> **Data for processing**
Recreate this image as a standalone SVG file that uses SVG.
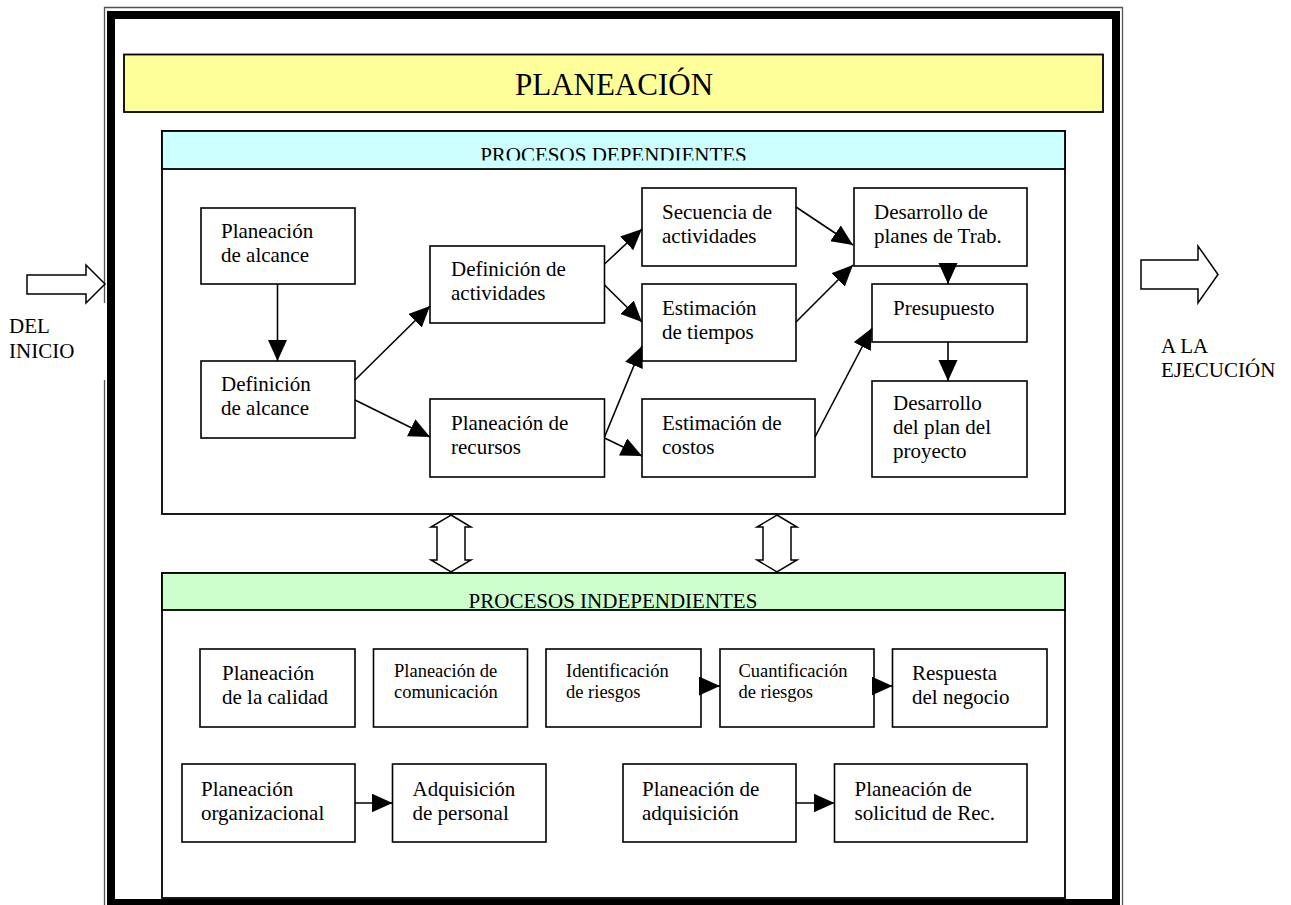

==

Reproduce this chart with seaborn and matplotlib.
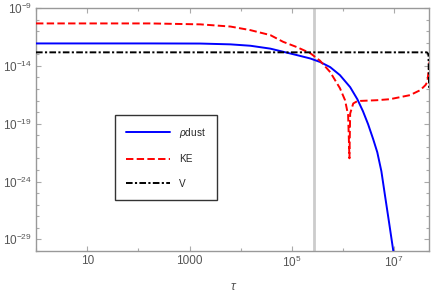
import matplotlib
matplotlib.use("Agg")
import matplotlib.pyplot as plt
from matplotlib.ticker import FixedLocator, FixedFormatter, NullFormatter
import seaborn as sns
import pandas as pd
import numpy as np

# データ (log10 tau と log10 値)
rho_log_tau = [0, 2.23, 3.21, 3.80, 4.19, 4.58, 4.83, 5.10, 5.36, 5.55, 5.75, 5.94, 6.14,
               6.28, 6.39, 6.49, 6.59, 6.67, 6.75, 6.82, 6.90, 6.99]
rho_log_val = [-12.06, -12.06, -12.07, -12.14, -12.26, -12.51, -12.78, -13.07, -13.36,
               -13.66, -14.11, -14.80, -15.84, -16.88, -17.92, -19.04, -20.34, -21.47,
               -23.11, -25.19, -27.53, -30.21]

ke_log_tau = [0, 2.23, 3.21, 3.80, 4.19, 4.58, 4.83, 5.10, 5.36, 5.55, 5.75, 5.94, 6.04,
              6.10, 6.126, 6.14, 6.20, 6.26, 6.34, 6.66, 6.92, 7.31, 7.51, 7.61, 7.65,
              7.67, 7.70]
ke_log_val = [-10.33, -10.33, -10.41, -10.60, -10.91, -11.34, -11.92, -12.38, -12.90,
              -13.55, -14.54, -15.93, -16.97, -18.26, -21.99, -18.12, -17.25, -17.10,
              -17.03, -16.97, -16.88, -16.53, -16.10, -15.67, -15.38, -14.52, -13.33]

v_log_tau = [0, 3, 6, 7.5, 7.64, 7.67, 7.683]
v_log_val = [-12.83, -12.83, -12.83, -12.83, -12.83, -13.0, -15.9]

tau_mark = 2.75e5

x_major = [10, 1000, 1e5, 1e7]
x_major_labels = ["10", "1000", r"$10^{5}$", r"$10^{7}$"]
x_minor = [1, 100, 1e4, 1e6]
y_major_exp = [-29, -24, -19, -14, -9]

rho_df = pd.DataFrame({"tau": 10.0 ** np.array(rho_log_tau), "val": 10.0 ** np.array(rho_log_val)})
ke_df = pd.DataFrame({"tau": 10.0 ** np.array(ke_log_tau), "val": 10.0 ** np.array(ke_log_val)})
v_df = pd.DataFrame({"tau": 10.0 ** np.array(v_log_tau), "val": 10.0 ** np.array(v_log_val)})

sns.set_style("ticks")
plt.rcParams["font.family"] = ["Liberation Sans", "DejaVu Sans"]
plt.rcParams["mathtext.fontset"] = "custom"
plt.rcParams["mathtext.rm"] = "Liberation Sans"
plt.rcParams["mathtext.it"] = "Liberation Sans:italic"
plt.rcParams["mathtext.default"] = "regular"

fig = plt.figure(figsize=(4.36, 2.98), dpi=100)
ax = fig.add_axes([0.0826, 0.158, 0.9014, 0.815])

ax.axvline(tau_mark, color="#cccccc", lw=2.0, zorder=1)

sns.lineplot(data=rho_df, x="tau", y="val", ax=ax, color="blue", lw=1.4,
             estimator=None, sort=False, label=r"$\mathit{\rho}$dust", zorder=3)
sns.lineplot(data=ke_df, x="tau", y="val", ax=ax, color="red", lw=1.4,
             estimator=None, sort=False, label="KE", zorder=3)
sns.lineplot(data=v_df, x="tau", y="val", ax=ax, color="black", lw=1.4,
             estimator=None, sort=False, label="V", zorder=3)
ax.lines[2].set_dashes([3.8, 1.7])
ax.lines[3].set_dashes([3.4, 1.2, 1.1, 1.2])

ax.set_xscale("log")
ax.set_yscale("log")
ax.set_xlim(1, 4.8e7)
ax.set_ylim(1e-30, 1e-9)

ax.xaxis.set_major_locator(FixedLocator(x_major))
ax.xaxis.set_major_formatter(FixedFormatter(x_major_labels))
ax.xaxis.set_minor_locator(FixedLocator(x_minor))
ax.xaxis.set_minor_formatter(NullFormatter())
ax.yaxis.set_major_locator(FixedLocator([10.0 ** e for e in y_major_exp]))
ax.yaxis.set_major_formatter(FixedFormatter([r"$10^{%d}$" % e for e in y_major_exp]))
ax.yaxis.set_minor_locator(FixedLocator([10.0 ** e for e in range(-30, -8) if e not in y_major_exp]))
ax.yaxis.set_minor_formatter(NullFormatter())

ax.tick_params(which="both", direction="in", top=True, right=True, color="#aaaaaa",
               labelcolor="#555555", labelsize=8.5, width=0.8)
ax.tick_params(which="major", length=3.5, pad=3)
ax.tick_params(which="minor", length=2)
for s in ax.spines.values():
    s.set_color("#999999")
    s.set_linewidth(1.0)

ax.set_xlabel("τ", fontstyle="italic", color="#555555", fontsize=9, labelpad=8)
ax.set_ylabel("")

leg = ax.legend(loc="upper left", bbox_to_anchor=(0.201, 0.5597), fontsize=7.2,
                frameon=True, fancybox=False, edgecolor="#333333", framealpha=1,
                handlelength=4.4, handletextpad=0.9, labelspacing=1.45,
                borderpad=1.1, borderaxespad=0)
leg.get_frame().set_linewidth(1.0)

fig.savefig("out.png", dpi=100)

> **Requirements**
Reproduce, starting at the line containing "Reproduce this chart" and stopping after the line containing "import numpy as np", each of those lines exactly and no others; leave pictures out.

> **Output for this task**
Reproduce this chart with seaborn and matplotlib.
import matplotlib
matplotlib.use("Agg")
import matplotlib.pyplot as plt
from matplotlib.ticker import FixedLocator, FixedFormatter, NullFormatter
import seaborn as sns
import pandas as pd
import numpy as np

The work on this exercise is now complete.